We normally buy quite a few groceries at a time, so prices tend to blur. However, the cost of one item snapped into focus for me, when I was rushing to complete a meal before guests arrived and discovered there was no onion for the salad. Thus I came to find that a single plump red onion now goes for two bucks.
That’s about what I thought I’d been paying for a whole bag of onions — the ordinary cooking kind, white or yellow — but, on my next shopping trip, I slowed down and noticed these have gone up by about a third. A closer look at the bell peppers stunned me, too. I remember being scandalized by the cost of those in midwinter, but here we are in high summer and they’re still a buck apiece for green, nearly twice that for red or yellow. Another shock was the doubling in price of plain flour tortillas — not even the corn type sparking tumult in Mexico.
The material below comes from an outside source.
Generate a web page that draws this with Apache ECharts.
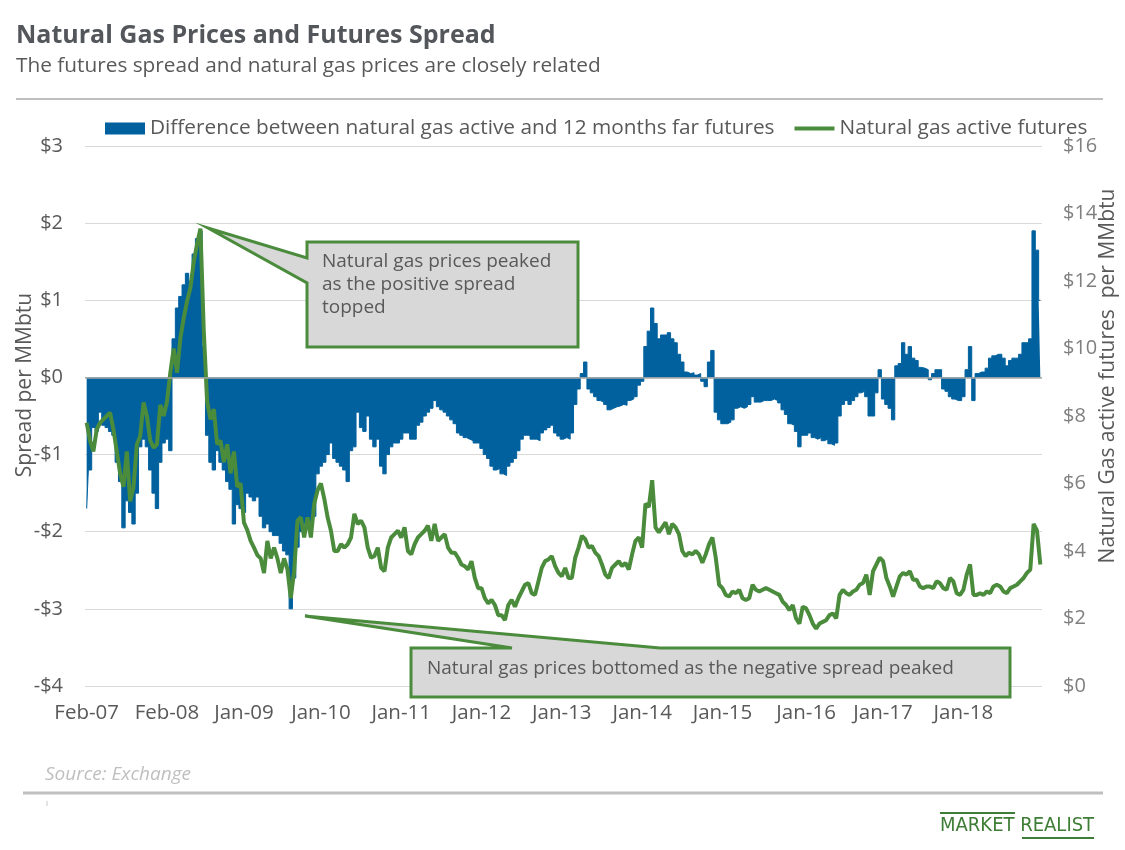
<!DOCTYPE html>
<html>
<head>
<meta charset="utf-8">
<script src="https://cdn.jsdelivr.net/npm/echarts/dist/echarts.min.js"></script>
<style>
  html, body { margin: 0; padding: 0; background: #ffffff; }
  #chart { width: 1125px; height: 850px; }
</style>
</head>
<body>
<div id="chart"></div>
<script>
// ---- Data (semi-monthly samples Feb-2007 .. Dec-2018) ----
const SPREAD_NAME = 'Difference between natural gas active and 12 months far futures';
const PRICE_NAME = 'Natural gas active futures';

const firstYear = 2007, firstMonth = 2, lastYear = 2018, lastMonth = 12;
const categories = [];
for (let y = firstYear; y <= lastYear; y++) {
  for (let m = (y === firstYear ? firstMonth : 1); m <= (y === lastYear ? lastMonth : 12); m++) {
    const mm = (m < 10 ? '0' : '') + m;
    categories.push(y + '-' + mm + '-01');
    categories.push(y + '-' + mm + '-16');
  }
}

// Spread: active minus 12-month-far futures ($/MMbtu)
const spread = [
  -1.7,-1.2,-0.65,-0.7,-0.45,-0.62,-0.65,-0.7,-0.75,-1.1,-1.35,-1.95,-1.6,-1.75,-1.9,-1.5,-0.9,-0.8,-0.9,-1.2,-1.5,-1.7,
  -1.1,-0.85,-0.8,-0.95,0.5,0.9,1.05,1.2,1.35,1.25,1.6,1.8,1.9,0.4,-0.75,-1.1,-1.2,-0.95,-1.1,-1.2,-1.35,-1.45,-1.9,-1.65,
  -1.7,-1.75,-1.5,-1.55,-1.6,-1.55,-1.8,-1.95,-1.9,-2.0,-2.05,-2.05,-2.15,-2.25,-2.3,-3.0,-2.6,-2.2,-2.0,-1.9,-1.85,-1.9,-1.8,-1.25,
  -1.15,-1.1,-1.0,-0.85,-1.05,-1.1,-1.15,-1.2,-1.35,-0.95,-0.9,-0.45,-0.65,-0.7,-0.5,-0.8,-0.9,-0.8,-1.15,-1.25,-1.0,-0.9,-0.85,-0.85,
  -0.8,-0.72,-0.72,-0.8,-0.8,-0.62,-0.58,-0.5,-0.45,-0.4,-0.3,-0.38,-0.42,-0.45,-0.5,-0.55,-0.6,-0.72,-0.75,-0.78,-0.8,-0.82,-0.85,-0.85,
  -0.92,-1.0,-1.05,-1.15,-1.2,-1.18,-1.25,-1.27,-1.15,-1.1,-1.05,-0.95,-0.8,-0.75,-0.75,-0.8,-0.8,-0.82,-0.72,-0.68,-0.65,-0.62,-0.72,-0.76,
  -0.8,-0.78,-0.8,-0.72,-0.35,-0.15,0.05,0.2,-0.15,-0.2,-0.25,-0.3,-0.32,-0.35,-0.42,-0.4,-0.38,-0.37,-0.35,-0.36,-0.3,-0.28,-0.25,-0.1,
  -0.05,0.4,0.6,0.9,0.7,0.5,0.55,0.55,0.58,0.5,0.45,0.3,0.2,0.07,0.05,0.06,0.03,0.05,-0.05,-0.12,0.2,0.35,-0.45,-0.55,
  -0.6,-0.6,-0.58,-0.55,-0.4,-0.38,-0.4,-0.38,-0.35,-0.25,-0.32,-0.32,-0.3,-0.3,-0.3,-0.28,-0.3,-0.33,-0.42,-0.48,-0.6,-0.62,-0.7,-0.9,
  -0.75,-0.75,-0.72,-0.78,-0.8,-0.78,-0.82,-0.8,-0.86,-0.88,-0.85,-0.5,-0.35,-0.3,-0.35,-0.3,-0.25,-0.2,-0.18,-0.25,-0.5,-0.5,-0.2,0.1,
  -0.28,-0.35,-0.4,-0.55,0.15,0.18,0.45,0.3,0.4,0.25,0.22,0.13,0.12,0.1,-0.03,0.05,0.1,0.1,-0.15,-0.18,-0.25,-0.28,-0.3,-0.3,
  -0.25,0.1,0.4,-0.3,0.05,0.07,0.07,0.12,0.25,0.28,0.3,0.3,0.25,0.15,0.22,0.25,0.25,0.3,0.45,0.45,0.5,1.9,1.65,1.0
];

// Natural gas active futures ($/MMbtu)
const price = [
  7.8,7.27,6.95,7.6,7.8,7.9,8.0,8.1,7.6,6.95,6.3,5.9,6.95,5.47,5.9,7.16,7.4,8.4,8.0,7.27,7.06,7.16,
  8.33,8.0,8.43,9.28,10.0,9.28,10.3,10.9,11.4,11.8,12.56,13.1,13.55,10.5,8.43,7.9,8.2,7.16,7.27,6.63,7.16,6.3,6.95,5.9,
  6.0,4.84,4.62,4.3,4.1,3.88,3.78,3.35,4.3,3.78,4.1,3.78,3.35,3.78,3.46,2.6,3.4,4.9,5.0,4.4,5.0,4.4,5.4,5.8,
  6.0,5.55,5.0,4.6,4.0,4.0,4.2,4.1,4.2,4.4,5.1,4.8,4.9,4.7,4.1,3.8,3.85,4.1,3.5,3.4,4.1,4.4,4.5,4.6,
  4.4,4.7,4.0,3.9,4.2,4.4,4.5,4.6,4.75,4.3,4.8,4.3,4.4,4.5,4.1,3.95,3.95,3.8,3.6,3.55,3.45,3.7,3.2,2.9,
  2.9,2.6,2.45,2.55,2.4,2.1,2.1,1.95,2.4,2.55,2.35,2.6,2.8,3.0,3.05,2.75,2.7,3.1,3.5,3.7,3.75,3.85,3.55,3.35,
  3.25,3.5,3.2,3.2,3.8,4.1,4.45,4.35,4.1,4.15,3.95,3.85,3.6,3.3,3.2,3.5,3.6,3.7,3.55,3.65,3.45,3.9,4.3,4.4,
  4.1,5.4,5.3,6.1,4.7,4.55,4.7,4.85,4.5,4.8,4.7,4.5,4.0,3.85,3.95,3.9,4.0,3.9,3.65,3.9,4.2,4.4,3.8,3.0,
  2.9,2.7,2.65,2.8,2.75,2.85,2.6,2.55,2.6,3.0,2.85,2.8,2.85,2.9,2.85,2.8,2.75,2.7,2.5,2.4,2.25,2.4,2.0,1.85,
  2.35,2.3,2.1,1.85,1.7,1.85,1.9,1.95,2.1,2.15,2.0,2.7,2.85,2.75,2.7,2.8,2.85,3.0,3.05,3.3,2.7,3.4,3.6,3.8,
  3.7,3.2,2.95,2.65,2.95,3.25,3.35,3.3,3.4,3.15,3.15,2.95,2.9,2.95,2.95,2.9,3.1,3.05,2.9,2.85,3.2,3.1,2.75,2.7,
  2.85,3.3,3.6,2.7,2.7,2.75,2.7,2.8,2.75,2.95,3.0,2.95,2.8,2.75,2.9,2.95,3.0,3.1,3.2,3.35,3.45,4.8,4.6,3.6
];

// x-axis tick labels and the sample at which each one is shown
const tickCategories = ['2007-02-01','2008-02-01','2009-01-16','2010-01-01','2011-01-01','2012-01-01',
                        '2013-01-01','2014-01-01','2015-01-01','2016-01-16','2017-01-01','2018-01-01'];
const tickLabels = ['Feb-07','Feb-08','Jan-09','Jan-10','Jan-11','Jan-12',
                    'Jan-13','Jan-14','Jan-15','Jan-16','Jan-17','Jan-18'];

// ---- Chart ----
const tickMap = {};
tickCategories.forEach((c, i) => { tickMap[c] = tickLabels[i]; });

const BLUE = '#00619e';
const GREEN = '#4a8b3c';
const FONT = '"Open Sans", "Noto Sans", sans-serif';

const chart = echarts.init(document.getElementById('chart'), null, { renderer: 'canvas' });

const option = {
  animation: false,
  backgroundColor: '#ffffff',
  textStyle: { fontFamily: FONT },
  grid: { left: 85, right: 83, top: 146, bottom: 164, containLabel: false },
  legend: {
    left: 105, top: 118, padding: 0,
    itemWidth: 40, itemHeight: 12, itemGap: 20,
    textStyle: { fontSize: 20.8, color: '#595959', fontFamily: FONT },
    data: [
      { name: SPREAD_NAME, icon: 'rect' },
      { name: PRICE_NAME, icon: 'path://M0,0 L42,0 L42,4 L0,4 Z' }
    ]
  },
  xAxis: {
    type: 'category',
    data: categories,
    boundaryGap: true,
    axisLine: { show: false },
    axisTick: { show: false },
    splitLine: { show: false },
    axisLabel: {
      interval: (idx, val) => tickMap[val] !== undefined,
      formatter: (val) => tickMap[val] || '',
      color: '#595959', fontSize: 20.5, margin: 17, fontFamily: FONT
    }
  },
  yAxis: [
    {
      type: 'value', min: -4, max: 3, interval: 1, position: 'left',
      axisLine: { show: false }, axisTick: { show: false },
      splitLine: { lineStyle: { color: '#d9d9d9', width: 1 } },
      axisLabel: {
        formatter: (v) => (v < 0 ? '-$' + Math.abs(v) : '$' + v),
        color: '#595959', fontSize: 20, margin: 22, fontFamily: FONT
      }
    },
    {
      type: 'value', min: 0, max: 16, interval: 2, position: 'right',
      axisLine: { show: false }, axisTick: { show: false },
      splitLine: { show: false },
      axisLabel: {
        formatter: (v) => '$' + v,
        color: '#7f7f7f', fontSize: 20, margin: 21, fontFamily: FONT
      }
    }
  ],
  series: [
    {
      // drawn as a stepped column area so adjacent daily-style columns merge without seams
      name: SPREAD_NAME, type: 'line', step: 'middle', yAxisIndex: 0, data: spread,
      symbol: 'none', showSymbol: false,
      lineStyle: { color: BLUE, width: 1 },
      itemStyle: { color: BLUE },
      areaStyle: { color: BLUE, opacity: 1, origin: 0 },
      z: 2,
      markLine: {
        silent: true, symbol: ['none', 'none'], label: { show: false },
        lineStyle: { color: '#a6a6a6', width: 1.5, type: 'solid' },
        data: [ { yAxis: 0 } ]
      }
    },
    {
      name: PRICE_NAME, type: 'line', yAxisIndex: 1, data: price,
      symbol: 'none', showSymbol: false,
      lineStyle: { color: GREEN, width: 4 },
      itemStyle: { color: GREEN },
      z: 3
    }
  ],
  graphic: [
    { type: 'text', x: 16, y: 36, z: 100,
      style: { text: 'Natural Gas Prices and Futures Spread', font: 'bold 25px ' + FONT, fill: '#53565a', textVerticalAlign: 'middle' } },
    { type: 'text', x: 16, y: 66, z: 100,
      style: { text: 'The futures spread and natural gas prices are closely related', font: '20.8px ' + FONT, fill: '#595959', textVerticalAlign: 'middle' } },
    { type: 'line', z: 100, shape: { x1: 16, y1: 99, x2: 1103, y2: 99 }, style: { stroke: '#bfbfbf', lineWidth: 2 } },

    { type: 'text', x: 25, y: 385, rotation: Math.PI / 2, z: 100,
      style: { text: 'Spread per MMbtu', font: '21px ' + FONT, fill: '#595959', textAlign: 'center', textVerticalAlign: 'middle' } },
    { type: 'text', x: 1108, y: 376, rotation: Math.PI / 2, z: 100,
      style: { text: 'Natural Gas active futures  per MMbtu', font: '21px ' + FONT, fill: '#595959', textAlign: 'center', textVerticalAlign: 'middle' } },

    { type: 'polygon', z: 100,
      shape: { points: [[307,242],[578,242],[578,347],[307,347],[307,283],[208,228],[307,258]] },
      style: { fill: '#d8d8d8', stroke: GREEN, lineWidth: 3, lineJoin: 'miter' } },
    { type: 'text', x: 322, y: 250.5, z: 101,
      style: { text: 'Natural gas prices peaked\nas the positive spread\ntopped', font: '19px ' + FONT, lineHeight: 23, fill: '#595959', textVerticalAlign: 'top' } },

    { type: 'polygon', z: 100,
      shape: { points: [[411,648],[512,648],[305,616],[660,648],[1010,648],[1010,697],[411,697]] },
      style: { fill: '#d8d8d8', stroke: GREEN, lineWidth: 3, lineJoin: 'miter' } },
    { type: 'text', x: 427, y: 669, z: 101,
      style: { text: 'Natural gas prices bottomed as the negative spread peaked', font: '19px ' + FONT, fill: '#595959', textVerticalAlign: 'middle' } },

    { type: 'text', x: 45, y: 775, z: 100,
      style: { text: 'Source: Exchange', font: 'italic 19px ' + FONT, fill: '#bfbfbf', textVerticalAlign: 'middle' } },
    { type: 'line', z: 100, shape: { x1: 23, y1: 793, x2: 1103, y2: 793 }, style: { stroke: '#bfbfbf', lineWidth: 3 } },
    { type: 'line', z: 100, shape: { x1: 47, y1: 801, x2: 47, y2: 806 }, style: { stroke: '#c8c8c8', lineWidth: 1 } },

    { type: 'text', x: 940, y: 826, z: 100,
      style: { text: 'MARKET REALIST', font: '20px "Liberation Sans Narrow", "DejaVu Sans Condensed", sans-serif', fill: '#3e7d35', textVerticalAlign: 'middle' } },
    { type: 'line', z: 100, shape: { x1: 940, y1: 813, x2: 1015, y2: 813 }, style: { stroke: '#3e7d35', lineWidth: 2 } },
    { type: 'line', z: 100, shape: { x1: 1022, y1: 838, x2: 1094, y2: 838 }, style: { stroke: '#3e7d35', lineWidth: 2 } }
  ]
};

chart.setOption(option);
</script>
</body>
</html>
With these recent observations in mind, news of sharply rising food prices didn’t exactly knock me for a loop. In fact, I’m inordinately well-prepared to argue that they’re far worse than our Labor Department is admitting. Take the supposed 19.5 percent rise in egg prices over last year’s. Where I forage, they’ve damn near doubled from about a buck a dozen to two. While I can’t dispute the 13.3 percent rise attributed to milk, since I loathe the stuff and no longer have to force it on a child, I’m confident that chicken and beef have gone up substantially more than 10 percent. Twenty percent is more like it.
Eggs, milk and meat are most directly linked to the biofuels lunacy, since the relevant animals live largely on corn, but just about everything at the food store has skyrocketed since Shrub’s Brazilian ethanol deal unbagged the cat. By then his transnational cronies had grabbed vast swathes of ground and begun burning forests all over creation, thus worsening our air beyond what their crops can hope to redeem. And he rightly reckoned no Dems would face him down on the brewing disaster, but instead would fall into line due to facing corn farmers in that Iowa primary.
So now — besides all the other factors collaborating to ruin those with least to lose — the Masters of the Universe have us over both ethanol and oil barrels, while automakers are panting to sell us overpriced new cars that run on both problematic fuels and every day more communities cede to corporations control of their most crucial resources, the land and water upon which lives depend.
Most victims, as usual, are paying attention to nothing but propaganda adverse to their interests. Even I — in full or near cognizance of the Conspiracy of Everything against us — would rather return now to thoughts of the exquisite Edwardian brooch gleaming before me, its perfect golden shells framing a rosy gemstone cabochon set in a collet with millegrained edges.
Among the things I know about it is that loving, careful hands brought it into being around 1905, when the average American family lived better than we do today and on the earnings of only one person. In inflation-adjusted terms, both adults now knock themselves out for only an 8 percent gain in income — far less than the cost of commuting, business apparel and child care, if requisite.
Yes, we’ve lost that much over this century, despite the little burst of advancement between WWII and the late 1960s. And, yes, the greedy will never be content until they have it all. They’ll assault us again and again, yet such barbarians will never understand beauty, even if it’s all around them. Their skill is to deceive, destroy and grab, not to create as workers do. And such love as is found in those cold hearts is just a form of ownership.
So perhaps it’s another act of resistance to our thieving would-be lords when we shift the light of truth away from exposing them toward appreciating love and loveliness. They can gloat over their crimes, but I submit after these musings that the rest of us hold the monopoly on real joy.